→ Written instruction:
Do not include the pictures; repeat the rest of the data exactly.

→ Data provided:
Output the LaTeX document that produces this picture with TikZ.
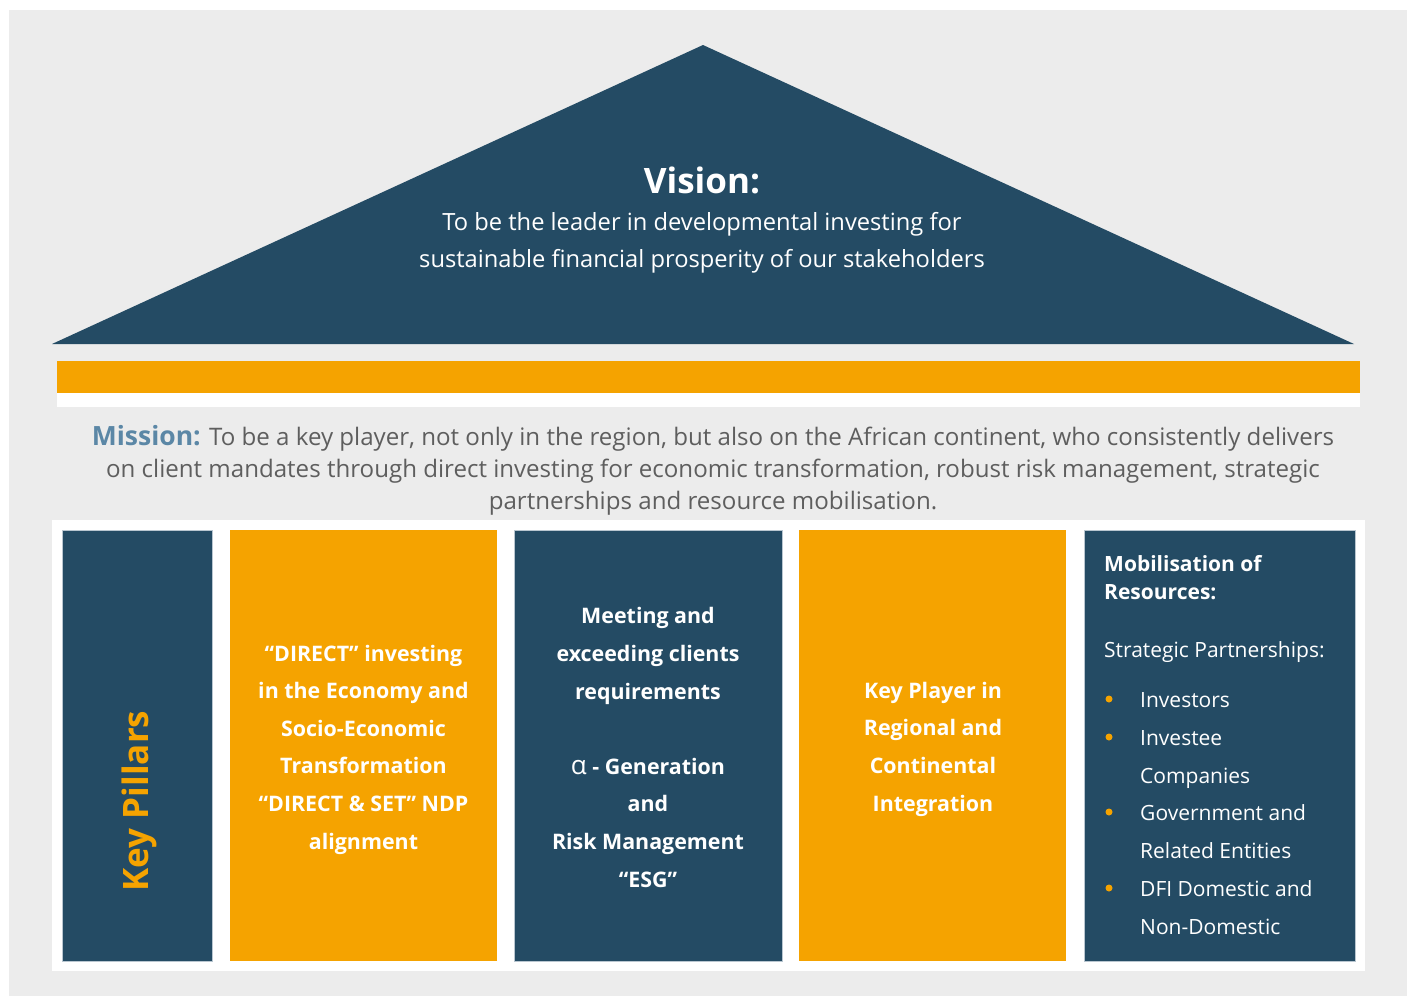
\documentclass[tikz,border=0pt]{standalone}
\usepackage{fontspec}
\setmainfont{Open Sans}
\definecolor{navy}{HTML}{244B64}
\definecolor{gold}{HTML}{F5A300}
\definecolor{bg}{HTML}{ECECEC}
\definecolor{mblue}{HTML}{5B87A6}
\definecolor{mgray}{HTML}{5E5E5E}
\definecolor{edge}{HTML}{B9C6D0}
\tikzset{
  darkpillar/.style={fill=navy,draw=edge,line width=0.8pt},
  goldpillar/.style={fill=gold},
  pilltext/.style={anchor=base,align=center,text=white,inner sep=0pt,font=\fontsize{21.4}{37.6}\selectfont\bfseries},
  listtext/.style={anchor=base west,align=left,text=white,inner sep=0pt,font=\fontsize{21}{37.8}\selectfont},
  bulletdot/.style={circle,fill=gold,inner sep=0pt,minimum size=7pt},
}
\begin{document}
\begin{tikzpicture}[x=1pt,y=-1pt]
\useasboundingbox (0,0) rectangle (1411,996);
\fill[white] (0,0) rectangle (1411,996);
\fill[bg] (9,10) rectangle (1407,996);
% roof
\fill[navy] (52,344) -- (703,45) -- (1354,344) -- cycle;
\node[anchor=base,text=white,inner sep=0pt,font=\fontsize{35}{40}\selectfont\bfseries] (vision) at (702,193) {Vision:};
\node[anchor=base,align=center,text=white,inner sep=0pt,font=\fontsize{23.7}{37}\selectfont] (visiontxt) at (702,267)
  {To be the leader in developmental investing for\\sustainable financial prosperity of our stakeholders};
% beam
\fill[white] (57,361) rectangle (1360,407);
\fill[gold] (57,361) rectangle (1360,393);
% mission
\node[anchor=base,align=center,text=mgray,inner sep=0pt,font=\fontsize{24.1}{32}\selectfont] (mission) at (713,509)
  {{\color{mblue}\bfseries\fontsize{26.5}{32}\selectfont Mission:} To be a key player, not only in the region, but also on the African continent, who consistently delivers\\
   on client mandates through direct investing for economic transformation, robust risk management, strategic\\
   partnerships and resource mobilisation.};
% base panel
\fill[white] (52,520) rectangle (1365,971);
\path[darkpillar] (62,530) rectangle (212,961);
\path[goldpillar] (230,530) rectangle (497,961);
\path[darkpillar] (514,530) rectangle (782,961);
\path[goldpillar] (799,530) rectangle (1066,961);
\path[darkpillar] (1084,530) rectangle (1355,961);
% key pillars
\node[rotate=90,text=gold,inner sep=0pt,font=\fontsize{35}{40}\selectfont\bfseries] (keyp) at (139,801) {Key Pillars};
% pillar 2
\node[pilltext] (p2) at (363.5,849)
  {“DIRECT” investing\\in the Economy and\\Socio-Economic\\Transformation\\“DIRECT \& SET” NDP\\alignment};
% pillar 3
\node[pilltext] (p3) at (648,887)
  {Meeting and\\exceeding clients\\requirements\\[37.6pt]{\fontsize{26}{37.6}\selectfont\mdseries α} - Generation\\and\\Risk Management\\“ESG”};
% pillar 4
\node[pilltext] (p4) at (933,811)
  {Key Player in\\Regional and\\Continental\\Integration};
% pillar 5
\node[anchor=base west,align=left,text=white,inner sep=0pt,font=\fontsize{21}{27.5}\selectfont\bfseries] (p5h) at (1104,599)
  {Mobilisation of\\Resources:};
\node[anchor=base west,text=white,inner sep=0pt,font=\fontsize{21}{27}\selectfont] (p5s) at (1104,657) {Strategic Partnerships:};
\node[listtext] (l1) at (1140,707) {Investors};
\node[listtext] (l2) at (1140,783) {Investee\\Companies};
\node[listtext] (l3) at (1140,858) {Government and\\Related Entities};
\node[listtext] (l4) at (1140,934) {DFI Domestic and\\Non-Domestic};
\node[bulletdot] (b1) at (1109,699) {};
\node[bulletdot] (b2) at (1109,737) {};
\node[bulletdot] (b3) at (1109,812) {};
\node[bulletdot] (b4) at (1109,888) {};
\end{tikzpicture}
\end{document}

→ Task answer:
Output the LaTeX document that produces this picture with TikZ.
\documentclass[tikz,border=0pt]{standalone}
\usepackage{fontspec}
\setmainfont{Open Sans}
\definecolor{navy}{HTML}{244B64}
\definecolor{gold}{HTML}{F5A300}
\definecolor{bg}{HTML}{ECECEC}
\definecolor{mblue}{HTML}{5B87A6}
\definecolor{mgray}{HTML}{5E5E5E}
\definecolor{edge}{HTML}{B9C6D0}
\tikzset{
  darkpillar/.style={fill=navy,draw=edge,line width=0.8pt},
  goldpillar/.style={fill=gold},
  pilltext/.style={anchor=base,align=center,text=white,inner sep=0pt,font=\fontsize{21.4}{37.6}\selectfont\bfseries},
  listtext/.style={anchor=base west,align=left,text=white,inner sep=0pt,font=\fontsize{21}{37.8}\selectfont},
  bulletdot/.style={circle,fill=gold,inner sep=0pt,minimum size=7pt},
}
\begin{document}
\begin{tikzpicture}[x=1pt,y=-1pt]
\useasboundingbox (0,0) rectangle (1411,996);
\fill[white] (0,0) rectangle (1411,996);
\fill[bg] (9,10) rectangle (1407,996);
% roof
\fill[navy] (52,344) -- (703,45) -- (1354,344) -- cycle;
\node[anchor=base,text=white,inner sep=0pt,font=\fontsize{35}{40}\selectfont\bfseries] (vision) at (702,193) {Vision:};
\node[anchor=base,align=center,text=white,inner sep=0pt,font=\fontsize{23.7}{37}\selectfont] (visiontxt) at (702,267)
  {To be the leader in developmental investing for\\sustainable financial prosperity of our stakeholders};
% beam
\fill[white] (57,361) rectangle (1360,407);
\fill[gold] (57,361) rectangle (1360,393);
% mission
\node[anchor=base,align=center,text=mgray,inner sep=0pt,font=\fontsize{24.1}{32}\selectfont] (mission) at (713,509)
  {{\color{mblue}\bfseries\fontsize{26.5}{32}\selectfont Mission:} To be a key player, not only in the region, but also on the African continent, who consistently delivers\\
   on client mandates through direct investing for economic transformation, robust risk management, strategic\\
   partnerships and resource mobilisation.};
% base panel
\fill[white] (52,520) rectangle (1365,971);
\path[darkpillar] (62,530) rectangle (212,961);
\path[goldpillar] (230,530) rectangle (497,961);
\path[darkpillar] (514,530) rectangle (782,961);
\path[goldpillar] (799,530) rectangle (1066,961);
\path[darkpillar] (1084,530) rectangle (1355,961);
% key pillars
\node[rotate=90,text=gold,inner sep=0pt,font=\fontsize{35}{40}\selectfont\bfseries] (keyp) at (139,801) {Key Pillars};
% pillar 2
\node[pilltext] (p2) at (363.5,849)
  {“DIRECT” investing\\in the Economy and\\Socio-Economic\\Transformation\\“DIRECT \& SET” NDP\\alignment};
% pillar 3
\node[pilltext] (p3) at (648,887)
  {Meeting and\\exceeding clients\\requirements\\[37.6pt]{\fontsize{26}{37.6}\selectfont\mdseries α} - Generation\\and\\Risk Management\\“ESG”};
% pillar 4
\node[pilltext] (p4) at (933,811)
  {Key Player in\\Regional and\\Continental\\Integration};
% pillar 5
\node[anchor=base west,align=left,text=white,inner sep=0pt,font=\fontsize{21}{27.5}\selectfont\bfseries] (p5h) at (1104,599)
  {Mobilisation of\\Resources:};
\node[anchor=base west,text=white,inner sep=0pt,font=\fontsize{21}{27}\selectfont] (p5s) at (1104,657) {Strategic Partnerships:};
\node[listtext] (l1) at (1140,707) {Investors};
\node[listtext] (l2) at (1140,783) {Investee\\Companies};
\node[listtext] (l3) at (1140,858) {Government and\\Related Entities};
\node[listtext] (l4) at (1140,934) {DFI Domestic and\\Non-Domestic};
\node[bulletdot] (b1) at (1109,699) {};
\node[bulletdot] (b2) at (1109,737) {};
\node[bulletdot] (b3) at (1109,812) {};
\node[bulletdot] (b4) at (1109,888) {};
\end{tikzpicture}
\end{document}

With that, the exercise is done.